--- start Supplied material ---

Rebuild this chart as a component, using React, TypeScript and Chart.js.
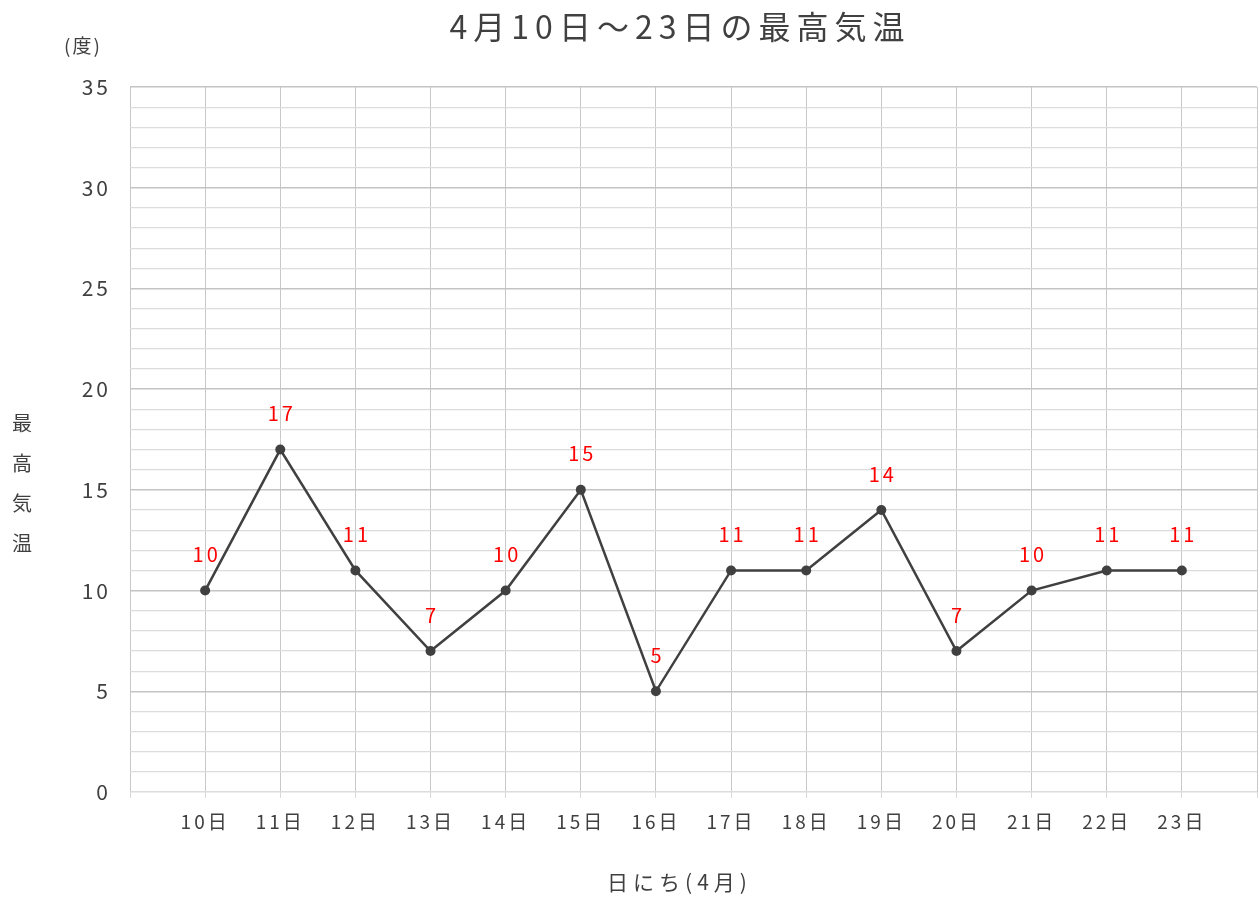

--- end Supplied material ---
--- start Supplied material ---

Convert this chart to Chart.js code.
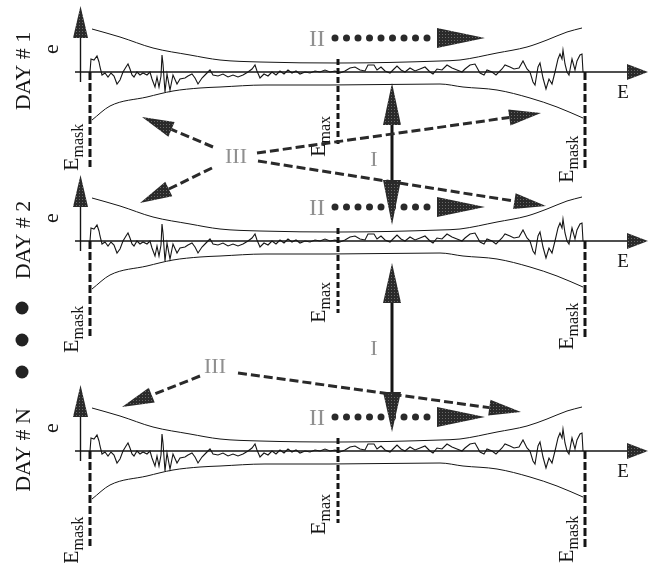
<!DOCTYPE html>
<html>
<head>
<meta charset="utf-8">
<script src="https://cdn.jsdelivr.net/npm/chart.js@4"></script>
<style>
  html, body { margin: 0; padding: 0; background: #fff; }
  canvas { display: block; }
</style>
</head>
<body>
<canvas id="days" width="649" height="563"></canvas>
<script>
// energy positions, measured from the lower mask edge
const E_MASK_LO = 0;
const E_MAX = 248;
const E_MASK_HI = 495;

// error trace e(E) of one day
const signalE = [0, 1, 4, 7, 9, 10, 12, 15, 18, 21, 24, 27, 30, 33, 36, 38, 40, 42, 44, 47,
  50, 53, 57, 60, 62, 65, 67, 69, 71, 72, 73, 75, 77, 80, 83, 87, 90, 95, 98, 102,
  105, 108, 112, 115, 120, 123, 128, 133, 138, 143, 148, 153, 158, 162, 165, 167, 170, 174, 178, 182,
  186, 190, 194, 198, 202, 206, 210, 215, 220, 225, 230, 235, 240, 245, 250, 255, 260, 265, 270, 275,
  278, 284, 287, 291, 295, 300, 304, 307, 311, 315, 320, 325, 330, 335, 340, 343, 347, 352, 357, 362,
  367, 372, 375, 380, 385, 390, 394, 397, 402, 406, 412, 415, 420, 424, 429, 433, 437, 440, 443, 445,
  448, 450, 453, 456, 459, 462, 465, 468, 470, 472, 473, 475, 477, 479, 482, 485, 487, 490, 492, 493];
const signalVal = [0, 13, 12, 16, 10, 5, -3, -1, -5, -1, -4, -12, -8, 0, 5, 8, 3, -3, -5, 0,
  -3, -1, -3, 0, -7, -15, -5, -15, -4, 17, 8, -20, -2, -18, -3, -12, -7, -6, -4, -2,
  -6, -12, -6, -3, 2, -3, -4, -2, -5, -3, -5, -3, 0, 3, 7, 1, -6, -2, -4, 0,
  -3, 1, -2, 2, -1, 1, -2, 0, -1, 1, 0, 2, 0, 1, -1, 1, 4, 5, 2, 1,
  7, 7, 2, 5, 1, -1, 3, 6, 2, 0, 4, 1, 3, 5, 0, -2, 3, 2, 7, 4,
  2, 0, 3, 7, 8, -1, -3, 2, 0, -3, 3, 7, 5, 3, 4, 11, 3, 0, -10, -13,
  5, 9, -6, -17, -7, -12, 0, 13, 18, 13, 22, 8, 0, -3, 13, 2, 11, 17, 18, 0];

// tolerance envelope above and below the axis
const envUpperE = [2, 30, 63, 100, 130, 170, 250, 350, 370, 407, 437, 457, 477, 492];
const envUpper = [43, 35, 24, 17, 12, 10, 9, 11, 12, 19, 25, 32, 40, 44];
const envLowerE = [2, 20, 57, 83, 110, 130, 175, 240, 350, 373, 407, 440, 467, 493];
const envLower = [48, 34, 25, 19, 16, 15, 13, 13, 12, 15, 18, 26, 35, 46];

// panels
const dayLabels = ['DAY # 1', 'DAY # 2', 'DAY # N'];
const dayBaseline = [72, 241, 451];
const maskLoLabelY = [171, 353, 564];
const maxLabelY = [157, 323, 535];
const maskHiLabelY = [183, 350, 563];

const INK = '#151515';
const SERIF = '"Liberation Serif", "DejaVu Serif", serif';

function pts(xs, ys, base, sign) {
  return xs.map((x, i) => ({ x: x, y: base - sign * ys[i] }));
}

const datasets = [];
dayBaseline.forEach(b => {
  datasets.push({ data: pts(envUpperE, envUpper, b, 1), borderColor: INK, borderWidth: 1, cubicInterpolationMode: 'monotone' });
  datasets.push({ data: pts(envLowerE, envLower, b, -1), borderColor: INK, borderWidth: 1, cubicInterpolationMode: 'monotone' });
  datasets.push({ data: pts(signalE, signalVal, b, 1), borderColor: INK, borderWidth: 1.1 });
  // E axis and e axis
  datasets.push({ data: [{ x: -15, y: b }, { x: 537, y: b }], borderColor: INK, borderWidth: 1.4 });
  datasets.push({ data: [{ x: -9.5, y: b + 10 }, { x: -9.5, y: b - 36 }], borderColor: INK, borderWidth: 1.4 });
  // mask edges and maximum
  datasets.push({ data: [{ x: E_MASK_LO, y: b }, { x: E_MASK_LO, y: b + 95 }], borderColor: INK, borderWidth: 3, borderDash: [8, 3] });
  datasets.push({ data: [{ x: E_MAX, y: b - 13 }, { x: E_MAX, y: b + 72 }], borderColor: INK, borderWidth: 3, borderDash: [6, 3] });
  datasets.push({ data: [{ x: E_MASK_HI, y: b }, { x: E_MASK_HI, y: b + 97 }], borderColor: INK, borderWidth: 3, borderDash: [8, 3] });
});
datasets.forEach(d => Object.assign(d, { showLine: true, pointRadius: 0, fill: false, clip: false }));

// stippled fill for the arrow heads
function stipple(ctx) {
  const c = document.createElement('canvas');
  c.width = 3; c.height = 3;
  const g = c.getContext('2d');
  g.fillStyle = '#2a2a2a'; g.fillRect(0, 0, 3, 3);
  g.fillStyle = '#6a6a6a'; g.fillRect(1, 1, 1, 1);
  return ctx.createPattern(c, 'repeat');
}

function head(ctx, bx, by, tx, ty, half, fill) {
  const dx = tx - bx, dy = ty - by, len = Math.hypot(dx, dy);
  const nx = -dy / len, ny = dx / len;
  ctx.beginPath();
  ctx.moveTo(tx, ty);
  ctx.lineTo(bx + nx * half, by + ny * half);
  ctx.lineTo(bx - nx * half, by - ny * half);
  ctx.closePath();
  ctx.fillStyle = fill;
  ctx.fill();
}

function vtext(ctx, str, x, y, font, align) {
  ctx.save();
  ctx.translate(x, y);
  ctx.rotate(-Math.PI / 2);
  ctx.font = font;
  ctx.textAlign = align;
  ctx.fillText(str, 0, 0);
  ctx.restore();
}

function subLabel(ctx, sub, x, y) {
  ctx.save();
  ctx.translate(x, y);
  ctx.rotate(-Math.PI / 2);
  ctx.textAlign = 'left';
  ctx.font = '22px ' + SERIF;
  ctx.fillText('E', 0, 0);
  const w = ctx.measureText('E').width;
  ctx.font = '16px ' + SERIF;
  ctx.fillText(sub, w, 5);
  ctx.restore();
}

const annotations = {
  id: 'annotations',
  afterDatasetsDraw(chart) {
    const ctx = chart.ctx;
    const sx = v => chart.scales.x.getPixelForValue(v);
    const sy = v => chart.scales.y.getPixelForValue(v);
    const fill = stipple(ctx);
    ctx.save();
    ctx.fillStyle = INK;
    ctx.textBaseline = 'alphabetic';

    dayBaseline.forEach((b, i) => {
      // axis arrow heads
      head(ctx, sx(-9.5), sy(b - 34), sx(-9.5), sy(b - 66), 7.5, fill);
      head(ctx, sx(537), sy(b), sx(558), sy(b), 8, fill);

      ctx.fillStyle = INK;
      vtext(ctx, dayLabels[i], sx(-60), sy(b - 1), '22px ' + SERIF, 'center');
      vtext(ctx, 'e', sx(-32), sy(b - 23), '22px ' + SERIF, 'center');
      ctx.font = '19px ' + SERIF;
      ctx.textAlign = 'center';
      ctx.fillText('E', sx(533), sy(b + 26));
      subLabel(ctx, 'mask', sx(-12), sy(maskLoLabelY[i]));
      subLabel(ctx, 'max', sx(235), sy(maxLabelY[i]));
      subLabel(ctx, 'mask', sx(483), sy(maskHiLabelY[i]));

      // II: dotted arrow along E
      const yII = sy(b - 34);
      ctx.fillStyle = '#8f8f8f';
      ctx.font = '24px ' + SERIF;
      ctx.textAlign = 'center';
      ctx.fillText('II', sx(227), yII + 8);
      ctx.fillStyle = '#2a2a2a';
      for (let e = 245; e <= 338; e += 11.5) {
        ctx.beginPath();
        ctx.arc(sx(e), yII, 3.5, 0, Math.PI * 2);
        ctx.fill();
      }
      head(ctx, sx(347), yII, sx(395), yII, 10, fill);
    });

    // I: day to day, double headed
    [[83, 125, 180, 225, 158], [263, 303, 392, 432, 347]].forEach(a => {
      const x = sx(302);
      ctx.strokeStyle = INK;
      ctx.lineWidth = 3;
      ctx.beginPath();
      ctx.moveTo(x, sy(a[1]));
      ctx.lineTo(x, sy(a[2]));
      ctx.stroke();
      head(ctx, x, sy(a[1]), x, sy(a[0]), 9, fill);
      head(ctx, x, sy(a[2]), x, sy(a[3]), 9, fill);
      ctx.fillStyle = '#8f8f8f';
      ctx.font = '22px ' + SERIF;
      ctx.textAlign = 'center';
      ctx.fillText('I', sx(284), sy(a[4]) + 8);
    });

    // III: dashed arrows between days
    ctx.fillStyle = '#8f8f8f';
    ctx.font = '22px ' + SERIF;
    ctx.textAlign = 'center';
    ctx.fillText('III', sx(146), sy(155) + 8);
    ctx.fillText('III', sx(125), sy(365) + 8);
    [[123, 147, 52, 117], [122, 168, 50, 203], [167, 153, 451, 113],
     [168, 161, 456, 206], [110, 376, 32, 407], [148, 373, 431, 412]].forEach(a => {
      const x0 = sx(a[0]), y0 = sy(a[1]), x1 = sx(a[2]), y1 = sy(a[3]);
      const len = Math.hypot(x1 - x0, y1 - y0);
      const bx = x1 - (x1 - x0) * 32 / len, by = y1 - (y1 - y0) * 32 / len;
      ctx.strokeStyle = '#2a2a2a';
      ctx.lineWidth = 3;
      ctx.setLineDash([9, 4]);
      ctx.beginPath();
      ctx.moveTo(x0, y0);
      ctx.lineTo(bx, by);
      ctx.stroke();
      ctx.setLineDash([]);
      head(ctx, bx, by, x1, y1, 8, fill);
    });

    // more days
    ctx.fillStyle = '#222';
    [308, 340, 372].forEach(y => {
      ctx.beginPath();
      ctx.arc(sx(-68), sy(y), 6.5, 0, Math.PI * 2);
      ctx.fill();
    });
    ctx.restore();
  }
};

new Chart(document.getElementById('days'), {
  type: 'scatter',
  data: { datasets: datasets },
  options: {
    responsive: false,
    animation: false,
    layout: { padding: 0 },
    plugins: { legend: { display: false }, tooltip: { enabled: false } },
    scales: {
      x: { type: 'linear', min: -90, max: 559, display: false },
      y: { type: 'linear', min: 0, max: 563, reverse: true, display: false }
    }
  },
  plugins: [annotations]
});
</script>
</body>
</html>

--- end Supplied material ---

_Work to do_. Give only the lines from the one with "Convert this chart to Chart.js code." to the one with "const E_MASK_HI = 495;", both included, again and exactly; leave the images out.

_Solved problem_.
Convert this chart to Chart.js code.
<!DOCTYPE html>
<html>
<head>
<meta charset="utf-8">
<script src="https://cdn.jsdelivr.net/npm/chart.js@4"></script>
<style>
  html, body { margin: 0; padding: 0; background: #fff; }
  canvas { display: block; }
</style>
</head>
<body>
<canvas id="days" width="649" height="563"></canvas>
<script>
// energy positions, measured from the lower mask edge
const E_MASK_LO = 0;
const E_MAX = 248;
const E_MASK_HI = 495;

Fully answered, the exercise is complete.